A conventional seal as described above exhibits certain deficiencies. The rotary sealing ring, the stationary sealing ring and the holding ring are constructed with dissimilar materials with varying thermal expansion coefficients and Young's moduli. For example, the rotary sealing ring is made from extra hard material such as WC, SiC, etc., the stationary sealing ring from comparatively soft materials such as carbon, etc., and the holding ring from metallic materials such as SUS304, Ti, etc. Thermal and pressure strains are produced in the rotary sealing ring, stationary sealing ring, and holding ring by heat generated by operation or system pressure of the equipment. These strains and conditions vary depending on the differences between component materials. In particular, the strain in the holding ring is extremely large due to the component materials. Consequently, in the conventional seal in which the stationary sealing ring is fitted and integrated into the holding ring, the strains interfere with each other at the portion in which the stationary sealing ring comes in contact with the holding ring. Therefore, the stationary sealing ring is strongly subjected to the strain of the holding ring and exhibits a strain condition completely different from its own strain.

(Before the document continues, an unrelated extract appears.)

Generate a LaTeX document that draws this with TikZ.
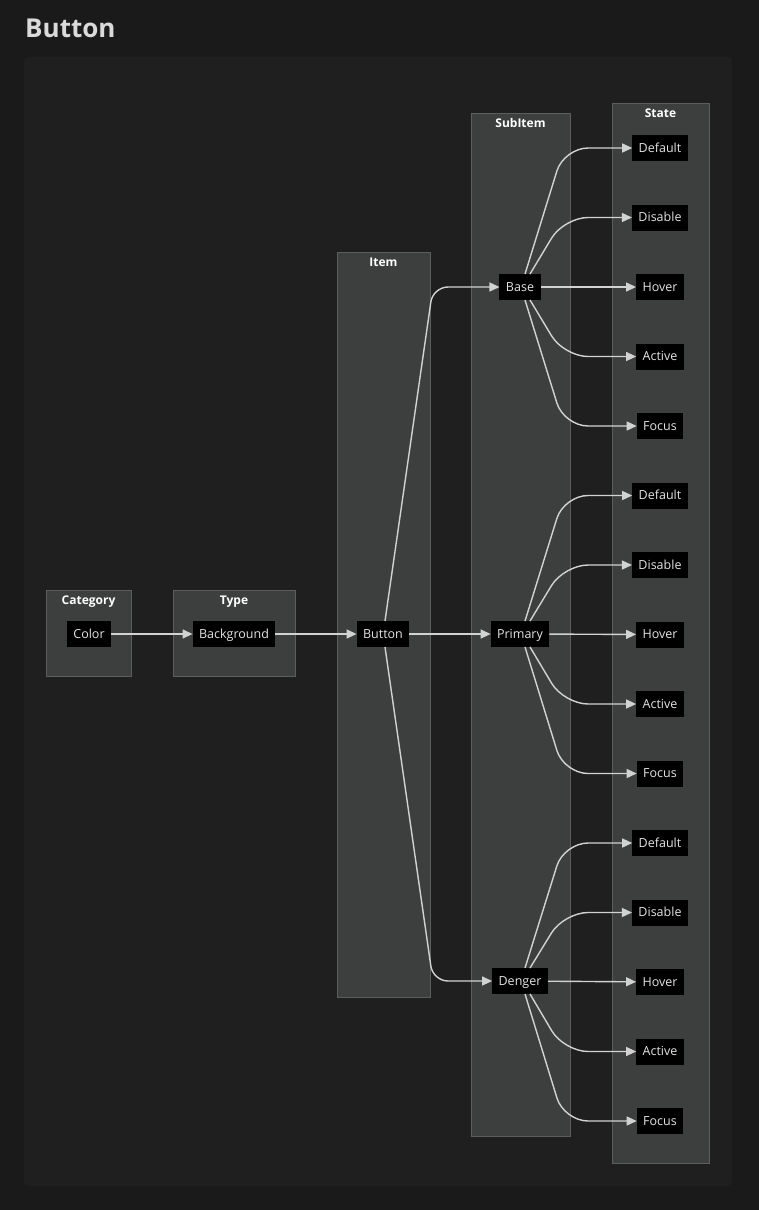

Moreover, effectively holding the stationary sealing ring radially in relation to the seal case primarily by the O-ring, which is an elastic member located between the seal case and the holding ring, can result in serious instability and it is possible to displace the stationary sealing ring in the radial direction by pressure fluctuations etc. These factors impair smoothness of the stationary side sealing end face as well as its concentricity and parallelism in relation to the rotating side sealing end face. This results in non-uniformity of the dynamic pressure generated between the sealed end faces and, in an extreme case, gives rise to contingencies such as defective generation of dynamic pressure or localized contact of sealed end faces, and raises problems in that the seals do not exhibit good sealing capabilities over a long period of time.